On Sunday I was lucky enough to be invited to accompany some of the Beds Birders on their now annual Boat trip in Lincolnshire.
We met up in Boston where we boarded the 'Boston Belle' and were soon heading down 'The Haven' towards The Wash.
Passing by the 'Boston Stump' (the parish church) and the Boston Dump (the whole Town - a filthy place, rubbish everywhere, wrecks of boats all over the place, East-European pissheads drinking their illegal vodka on the riverside) and the municipal tip, it was good to get beyond the town).
We then started seeing a few wading birds along the sides of the waterway, - lots of Common Sandpipers, 5 and 6 at a time, Redshanks Oystercatchers, Curlews and quite a few Whimbrel
A hairy moment half way down river was seeing an enormous Freighter heading straight at us on it's way towards the Docks. Luckily we managed to get out of it's way as the Captain certainly wasn't keen to yield any water to us.
Continuing on, with the enticing aroma of frying Bacon from the Galley we witnessed Shelducks, Little, Common and Sandwich Terns, before entering The Wash, where a flock of Bar-tailed Godwits and a lone Brent Goose stood on the shore near to the RSPB Freiston Reserve.
The sea was quite choppy so the decicion was made to turn around and head back inland up the River Welland. Here a group of Common Seals basked on the muddy banks, Marsh Harriers quartered the marshes and a Hobby did a pass of the front of the boat. Common Sandpipers were still everywhere, a flock of Knot whirled around, Whimbrels gave close but brief views before being spooked by the boat and a lone Roe Deer grazed on the meadows.
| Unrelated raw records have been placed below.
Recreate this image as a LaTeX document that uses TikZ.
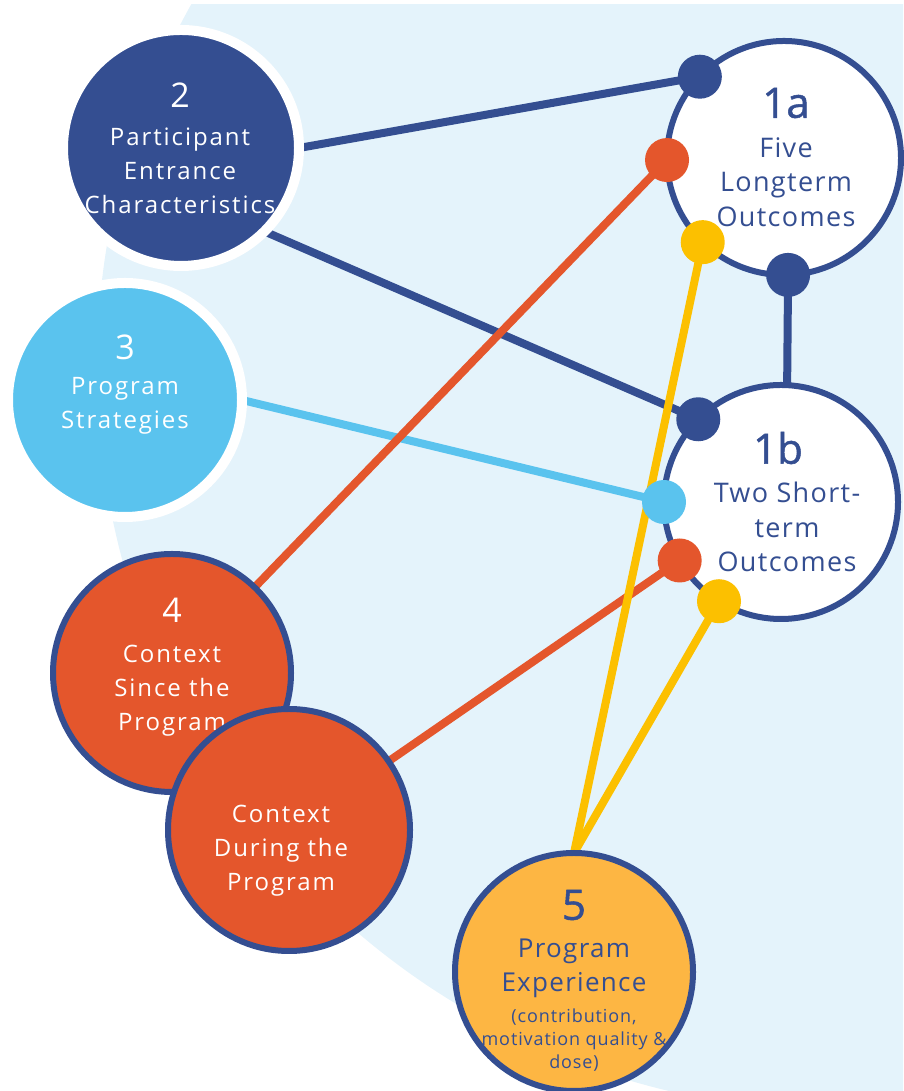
\documentclass[tikz,border=0pt]{standalone}
\usepackage{fontspec}
\setmainfont{Open Sans}
\newfontfamily\airy[LetterSpace=8]{Open Sans}
\newfontfamily\wide[LetterSpace=5]{Open Sans}
\newfontfamily\heavy[FakeBold=1.2]{Open Sans}
\usetikzlibrary{positioning}
\definecolor{navy}{RGB}{52,78,145}
\definecolor{skyblue}{RGB}{90,195,238}
\definecolor{rust}{RGB}{228,86,44}
\definecolor{gold}{RGB}{252,192,0}
\definecolor{amber}{RGB}{253,182,67}
\definecolor{paleblue}{RGB}{228,243,251}
\pgfdeclarelayer{backdrop}
\pgfdeclarelayer{links}
\pgfsetlayers{backdrop,links,main}
\tikzset{
  every node/.style={inner sep=0pt,outer sep=0pt},
  haloed/.style={circle,minimum size=#1,draw=white,line width=10pt},
  ringed/.style={circle,minimum size=#1,draw=navy,line width=6pt},
  knob/.style={circle,fill=#1,minimum size=44pt},
  link/.style={line width=8pt,draw=#1},
  num/.style={font=\fontsize{34}{34}\selectfont},
  bignum/.style={font=\heavy\fontsize{42}{42}\selectfont},
  body/.style={align=center,font=\airy\fontsize{24}{34}\selectfont},
  outbody/.style={align=center,font=\wide\fontsize{27}{34.5}\selectfont},
  small/.style={align=center,font=\wide\fontsize{18}{23}\selectfont}
}

\begin{document}
\begin{tikzpicture}[x=1pt,y=1pt]
  \useasboundingbox (0,0) rectangle (903,1091);

  % backdrop
  \begin{pgfonlayer}{backdrop}
    \clip (0,0) rectangle (903,1086);
    \fill[paleblue] (841,724) circle (744);
  \end{pgfonlayer}

  % outcomes
  \node[ringed=234pt,fill=white] (c1a) at (784,933) {};
  \node[bignum,navy] (n1a) at (786,988) {1a};
  \node[outbody,navy] (t1a) at (786,909) {Five\\Longterm\\Outcomes};
  \node[ringed=234pt,fill=white] (c1b) at (781,589) {};
  \node[bignum,navy] (n1b) at (778,643) {1b};
  \node[outbody,navy] (t1b) at (787,564) {Two Short-\\term\\Outcomes};

  % factors
  \node[haloed=236pt,fill=navy] (c2) at (181,943) {};
  \node[num,white] (n2) at (180,996) {2};
  \node[body,white] (t2) at (180,920) {Participant\\Entrance\\Characteristics};
  \node[haloed=234pt,fill=skyblue] (c3) at (125,691) {};
  \node[num,white] (n3) at (125,744) {3};
  \node[body,white] (t3) at (125,685) {Program\\Strategies};
  \node[ringed=238pt,fill=rust] (c4) at (172,418) {};
  \node[num,white] (n4) at (172,481) {4};
  \node[body,white] (t4) at (172,400) {Context\\Since the\\Program};
  \node[ringed=242pt,fill=rust] (cd) at (289,261) {};
  \node[body,white] (td) at (281,240) {Context\\During the\\Program};
  \node[ringed=238pt,fill=amber] (c5) at (574,119) {};
  \node[bignum,navy] (n5) at (574,186) {5};
  \node[outbody,navy,font=\wide\fontsize{26}{34}\selectfont] (t5) at (574,123) {Program\\Experience};
  \node[small,navy] (s5) at (574,51) {(contribution,\\motivation quality \&\\dose)};

  % connection points
  \node[knob=navy] (k1a-navy) at (c1a.136) {};
  \node[knob=rust] (k1a-rust) at (c1a.181) {};
  \node[knob=gold] (k1a-gold) at (c1a.226) {};
  \node[knob=navy] (k1a-down) at (c1a.272) {};
  \node[knob=navy] (k1b-navy) at (c1b.135) {};
  \node[knob=skyblue] (k1b-sky) at (c1b.180) {};
  \node[knob=rust] (k1b-rust) at (c1b.210) {};
  \node[knob=gold] (k1b-gold) at (c1b.238) {};

  % links
  \begin{pgfonlayer}{links}
    \draw[link=navy] (c2.east) -- (k1a-navy.center);
    \draw[link=navy] (c2.-45) -- (k1b-navy.center);
    \draw[link=skyblue] (c3.east) -- (k1b-sky.center);
    \draw[link=rust] (c4.center) -- (k1a-rust.center);
    \draw[link=rust] (cd.center) -- (k1b-rust.center);
    \draw[link=gold] (c5.north) -- (k1a-gold.center);
    \draw[link=gold] (c5.north) -- (k1b-gold.center);
    \draw[link=navy] (k1a-down.center) -- (c1b.87);
  \end{pgfonlayer}
\end{tikzpicture}
\end{document}
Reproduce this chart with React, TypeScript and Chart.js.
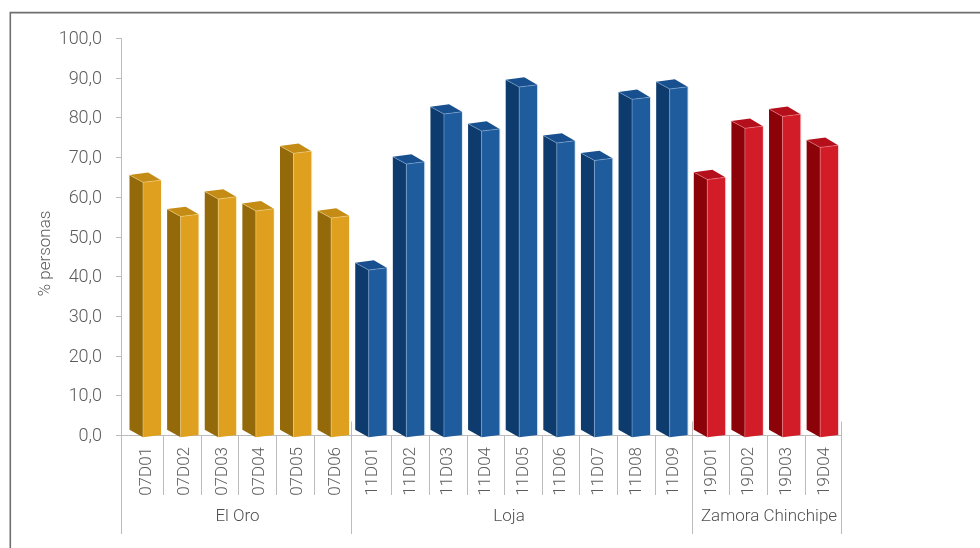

Upon reaching Fosdyke Bridge, the boat was turned around and we headed back to the sea. At the rivermouth a very large wader flock included Dunlin, Knot, Turnstone, Grey and Ringed Plovers.
A slow chug back up The Haven back to Boston was pretty uneventful, aside from having to wait for the Tide to go out enough for the boat to pass under the Town Bridge.
An interesting way to watch birds, but only if you're quick enough to see them before they fly off.
It was still early enough for us to call in at RSPB Frampton Marsh on the way home.
Spotted Crake, Pectoral Sandpiper and Temmincks Stint had all been here the day before so surely we would strike lucky with one of these.
Now Spotted Crake is an illusive bird at the best of times, so predictably despite a reasonable stake-out we, missed out on this one, surely one of the other two would be seen.
An hour or so in the hides, with sixteen plus pairs of eyes looking out still drew a blank, although Ruff, Snipe, Greenshank, Black-tailed Godwits, Whimbrel, Common, Green and a couple of Wood Sandpipers did go part way to making it a successful visit.